### WHAT YOU ARE ASKED TO DO
Copy every line from the records below that holds the word "matplotlib".

(Entries from a dataset)
>>>>
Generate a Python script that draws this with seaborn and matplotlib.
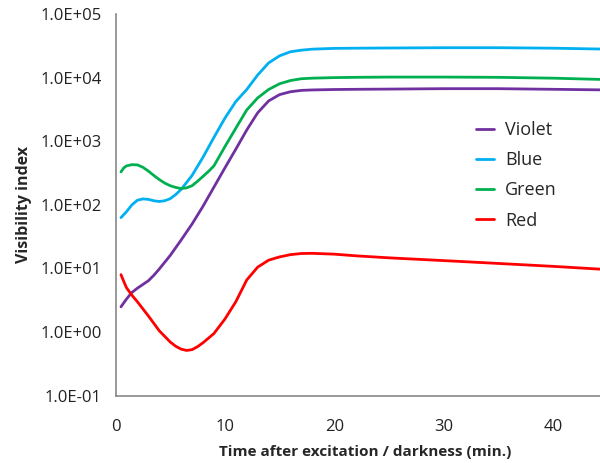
import matplotlib
matplotlib.use('Agg')
import matplotlib.pyplot as plt
import numpy as np
import pandas as pd
import seaborn as sns

# time after excitation (min.) and visibility index
t_violet = [0.5, 1, 1.5, 2, 2.5, 3, 3.5, 4, 5, 6, 7, 8, 9, 10, 11, 12, 13, 14, 15, 16, 17, 18, 20, 22, 25,
            30, 35, 40, 45]
violet = [2.5, 3.3, 4.2, 4.9, 5.6, 6.4, 7.8, 9.8, 16, 28, 50, 95, 190, 380, 750, 1500, 2800, 4300, 5400,
          6000, 6300, 6400, 6500, 6550, 6600, 6700, 6700, 6550, 6400]

t_blue = [0.5, 1, 1.5, 2, 2.5, 3, 3.5, 4, 4.5, 5, 5.5, 6, 7, 8, 9, 10, 11, 12, 13, 14, 15, 16, 17, 18, 20,
          22, 25, 30, 35, 40, 45]
blue = [63, 78, 100, 118, 124, 122, 116, 113, 116, 125, 145, 175, 290, 560, 1150, 2300, 4200, 6500, 11000,
        17000, 22000, 25500, 27000, 28000, 28800, 29000, 29200, 29500, 29500, 29000, 28000]

t_green = [0.5, 0.75, 1, 1.5, 2, 2.5, 3, 3.5, 4, 4.5, 5, 5.5, 6, 6.5, 7, 7.5, 8, 8.5, 9, 10, 11, 12, 13, 14,
           15, 16, 17, 18, 20, 22, 25, 30, 35, 40, 45]
green = [330, 380, 410, 428, 425, 390, 340, 290, 250, 220, 200, 188, 180, 185, 200, 235, 280, 335, 410, 820,
         1600, 3100, 4800, 6500, 8000, 9000, 9600, 9800, 10000, 10100, 10200, 10200, 10100, 9800, 9300]

t_red = [0.5, 0.8, 1, 1.5, 2, 3, 4, 5, 5.5, 6, 6.5, 7, 7.5, 8, 9, 10, 11, 12, 13, 14, 15, 16, 17, 18, 20,
         22, 25, 30, 35, 40, 45]
red = [8, 6, 5, 3.8, 3, 1.8, 1.05, 0.7, 0.6, 0.54, 0.515, 0.53, 0.59, 0.68, 0.95, 1.6, 3.0, 6.6, 10.5,
       13.5, 15.2, 16.5, 17.2, 17.3, 16.8, 15.8, 14.7, 13.3, 12, 10.8, 9.6]

series = ['Violet', 'Blue', 'Green', 'Red']
colors = ['#7030A0', '#00B0F0', '#00B050', '#FF0000']

y_ticks = [1e-1, 1e0, 1e1, 1e2, 1e3, 1e4, 1e5]
y_labels = ['1.0E-01', '1.0E+00', '1.0E+01', '1.0E+02', '1.0E+03', '1.0E+04', '1.0E+05']
x_ticks = [0, 10, 20, 30, 40]

df = pd.concat([
    pd.DataFrame({'time': t_violet, 'value': violet, 'color': 'Violet'}),
    pd.DataFrame({'time': t_blue, 'value': blue, 'color': 'Blue'}),
    pd.DataFrame({'time': t_green, 'value': green, 'color': 'Green'}),
    pd.DataFrame({'time': t_red, 'value': red, 'color': 'Red'}),
])

sns.set_style('white')
plt.rcParams['font.family'] = ['Open Sans', 'DejaVu Sans']

fig = plt.figure(figsize=(6, 4.63), dpi=100)
ax = fig.add_axes([0.1925, 0.1453, 0.8075, 0.8245])

sns.lineplot(data=df, x='time', y='value', hue='color', hue_order=series,
             palette=dict(zip(series, colors)), linewidth=2, ax=ax, sort=False, estimator=None)

ax.set_yscale('log')
ax.set_ylim(1e-1, 1e5)
ax.set_xlim(0, 44.3)
ax.set_yticks(y_ticks)
ax.set_yticklabels(y_labels)
ax.yaxis.set_minor_locator(matplotlib.ticker.NullLocator())
ax.set_xticks(x_ticks)

for s in ['top', 'right']:
    ax.spines[s].set_visible(False)
for s in ['left', 'bottom']:
    ax.spines[s].set_color('#888888')
    ax.spines[s].set_linewidth(1.2)
ax.tick_params(axis='both', which='major', direction='out', length=4, width=1.2,
               color='#888888', labelsize=12, labelcolor='#222222', pad=6)
ax.tick_params(axis='x', pad=13)

ax.set_xlabel('Time after excitation / darkness (min.)', fontsize=11, fontweight='bold')
ax.set_ylabel('Visibility index', fontsize=11.5, fontweight='bold')
ax.xaxis.set_label_coords(0.515, -0.128)
ax.yaxis.set_label_coords(-0.172, 0.5)

leg = ax.legend(loc='upper left', bbox_to_anchor=(0.7435, 0.72), frameon=False, fontsize=13,
                handlelength=1.03, labelspacing=0.68, handletextpad=0.6, borderpad=0, borderaxespad=0)

fig.savefig('out.png', dpi=100)
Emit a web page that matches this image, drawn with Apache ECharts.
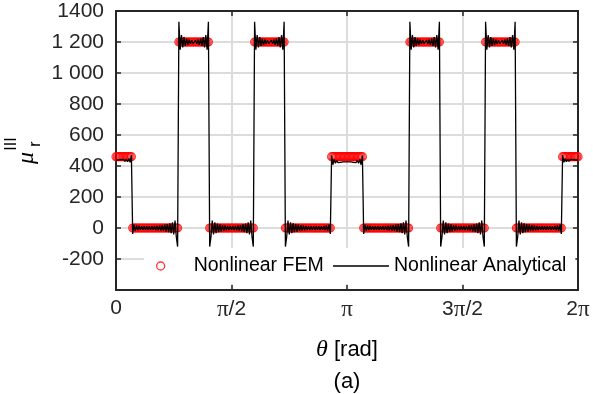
<!DOCTYPE html>
<html>
<head>
<meta charset="utf-8">
<script src="https://cdn.jsdelivr.net/npm/echarts@6.0.0/dist/echarts.min.js"></script>
<style>
    html, body { margin: 0; padding: 0; background: #fff; }
    #chart { width: 593px; height: 394px; }
</style>
</head>
<body>
<div id="chart"></div>
<script>
    // axis ticks (theta in degrees, shown as multiples of pi)
    var xTickValues = [0, 90, 180, 270, 360];
    var xTickLabels = ['0', '{p|\u03c0}/2', '{p|\u03c0}', '3{p|\u03c0}/2', '2{p|\u03c0}'];
    var yTickValues = [-400, -200, 0, 200, 400, 600, 800, 1000, 1200, 1400];
    var yTickLabels = ['', '-200', '0', '200', '400', '600', '800', '1 000', '1 200', '1400'];

    // Nonlinear FEM: plateaus, sampled every 1 degree
    var femStart = [0, 13, 49, 73, 108, 132, 168, 193, 229, 253, 288, 312, 348];
    var femEnd   = [12, 48, 72, 107, 131, 167, 192, 228, 252, 287, 311, 347, 360];
    var femLevel = [460, 0, 1200, 0, 1200, 0, 460, 0, 1200, 0, 1200, 0, 460];

    // Nonlinear Analytical: values read every 1 degree, piece by piece
    var anaStart460 = [438, 432, 440, 431, 441, 430, 442, 429, 444, 427, 447, 424, 470];
    var anaLowA = [-38, 22, -18, 16, -14, 13, -12, 12, -11, 11, -11, 11, -11, 11, -11, 12, -12, 13,
                   -13, 14, -15, 16, -17, 18, -19, 21, -23, 25, -27, 30, -33, 37, -42, 48, -58, -120];
    var anaHigh = [1330, 1150, 1245, 1165, 1232, 1175, 1222, 1182, 1215, 1188, 1212, 1190,
                   1190, 1212, 1188, 1215, 1182, 1222, 1175, 1232, 1165, 1245, 1150, 1330];
    var anaLowB = [-120, -58, 48, -42, 37, -33, 29, -26, 23, -21, 19, -17, 16, -15, 14, -14, 13, -13,
                   13, -14, 14, -15, 16, -17, 19, -21, 23, -26, 29, -33, 37, -42, 48, -58, -120];
    var anaLowC = [-120, -58, 48, -42, 37, -33, 30, -27, 25, -23, 21, -19, 18, -17, 16, -15, 14, -13,
                   13, -12, 12, -11, 11, -11, 11, -11, 11, -11, 12, -12, 13, -14, 16, -18, 22, -38];
    var anaMid460 = [468, 408, 442, 418, 435, 422, 433, 424, 431, 426, 430, 427, 428,
                     427, 430, 426, 431, 424, 433, 422, 435, 418, 442, 408, 468];
    var anaEnd460 = [470, 424, 447, 427, 444, 429, 442, 430, 441, 431, 440, 432, 438];

    var anaPieces = [anaStart460, anaLowA, anaHigh, anaLowB, anaHigh, anaLowC, anaMid460,
                     anaLowA, anaHigh, anaLowB, anaHigh, anaLowC, anaEnd460];

    var femData = [];
    for (var s = 0; s < femLevel.length; s++) {
        for (var d = femStart[s]; d <= femEnd[s]; d++) {
            femData.push([d, femLevel[s]]);
        }
    }
    var anaData = [];
    var deg = 0;
    anaPieces.forEach(function (piece) {
        piece.forEach(function (v) {
            anaData.push([deg, v]);
            deg++;
        });
    });

    var frameColor = '#262626';
    var textFont = 'Liberation Sans';

    function xAxisOf(pos, showLabel) {
        return {
            type: 'value', position: pos, min: 0, max: 360, interval: 90,
            axisLine: { show: true, onZero: false, lineStyle: { color: frameColor, width: 2 } },
            axisTick: { show: true, inside: true, length: 5, lineStyle: { color: frameColor, width: 1.5 } },
            axisLabel: {
                show: showLabel, margin: 8, color: frameColor, fontSize: 21, fontFamily: textFont,
                formatter: function (v) {
                    var i = xTickValues.indexOf(v);
                    return i >= 0 ? xTickLabels[i] : '';
                },
                rich: { p: { fontFamily: 'Liberation Serif', fontSize: 23, color: frameColor } }
            },
            splitLine: { show: showLabel, lineStyle: { color: '#dcdcdc', width: 2 } }
        };
    }
    function yAxisOf(pos, showLabel) {
        return {
            type: 'value', position: pos, min: -400, max: 1400, interval: 200,
            axisLine: { show: true, onZero: false, lineStyle: { color: frameColor, width: 2 } },
            axisTick: { show: true, inside: true, length: 5, lineStyle: { color: frameColor, width: 1.5 } },
            axisLabel: {
                show: showLabel, margin: 12, color: frameColor, fontSize: 21, fontFamily: textFont,
                showMinLabel: false,
                formatter: function (v) {
                    var i = yTickValues.indexOf(v);
                    return i >= 0 ? yTickLabels[i] : '';
                }
            },
            splitLine: { show: showLabel, lineStyle: { color: '#dcdcdc', width: 2 } }
        };
    }
    // one legend box per entry so each can be placed where the reference has it
    function legendOf(left, padding, item) {
        return {
            left: left, top: 248, orient: 'horizontal',
            padding: padding,
            backgroundColor: '#fff',
            itemWidth: 56, itemHeight: 8,
            textStyle: { color: '#000', fontSize: 19.5, fontFamily: textFont },
            data: [item]
        };
    }

    var myChart = echarts.init(document.getElementById('chart'));
    var options = {
        animation: false,
        backgroundColor: '#fff',
        grid: { left: 116, right: 15, top: 11, bottom: 104 },
        xAxis: [xAxisOf('bottom', true), xAxisOf('top', false)],
        yAxis: [yAxisOf('left', true), yAxisOf('right', false)],
        legend: [
            legendOf(144, [8, 6, 8, 12], { name: 'Nonlinear FEM', icon: 'circle',
                itemStyle: { color: 'rgba(0,0,0,0)', borderColor: '#ff0000', borderWidth: 1.3 } }),
            legendOf(322, [8, 9, 8, 11], { name: 'Nonlinear Analytical', icon: 'path://M0,0 H56 V1.5 H0 Z',
                itemStyle: { color: '#000', borderWidth: 0 } })
        ],
        series: [
            {
                name: 'Nonlinear FEM',
                type: 'scatter',
                data: femData,
                symbol: 'circle',
                symbolSize: 8,
                itemStyle: { color: 'rgba(0,0,0,0)', borderColor: '#ff0000', borderWidth: 1.2 },
                z: 2
            },
            {
                name: 'Nonlinear Analytical',
                type: 'line',
                data: anaData,
                symbol: 'none',
                showSymbol: false,
                itemStyle: { color: '#000' },
                lineStyle: { color: '#000', width: 1.3 },
                z: 3
            }
        ],
        graphic: [
            {
                type: 'text', x: 347, y: 350,
                style: {
                    text: '{i|\u03b8} [rad]', fill: '#000', fontSize: 22, fontFamily: textFont,
                    align: 'center', verticalAlign: 'middle',
                    rich: { i: { fontFamily: 'Liberation Serif', fontStyle: 'italic', fontSize: 24 } }
                }
            },
            {
                type: 'text', x: 347, y: 382,
                style: { text: '(a)', fill: '#000', fontSize: 22, fontFamily: textFont,
                         align: 'center', verticalAlign: 'middle' }
            },
            {
                type: 'group', x: 27, y: 152, rotation: Math.PI / 2,
                children: [
                    { type: 'text', x: -6, y: 0,
                      style: { text: '\u03bc', fill: '#000', fontSize: 24, fontStyle: 'italic',
                               fontFamily: 'Liberation Serif', align: 'center', verticalAlign: 'middle' } },
                    { type: 'text', x: 8, y: 9,
                      style: { text: 'r', fill: '#000', fontSize: 16, fontFamily: textFont,
                               align: 'center', verticalAlign: 'middle' } },
                    { type: 'text', x: 8, y: -15,
                      style: { text: 'III', fill: '#000', fontSize: 16, fontFamily: textFont,
                               align: 'center', verticalAlign: 'middle' } }
                ]
            }
        ]
    };
    myChart.setOption(options);
    window.addEventListener('resize', myChart.resize);
</script>
</body>
</html>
<<<<
### PROBLEM SOLUTION
Generate a Python script that draws this with seaborn and matplotlib.
import matplotlib
matplotlib.use('Agg')
import matplotlib.pyplot as plt
ax.yaxis.set_minor_locator(matplotlib.ticker.NullLocator())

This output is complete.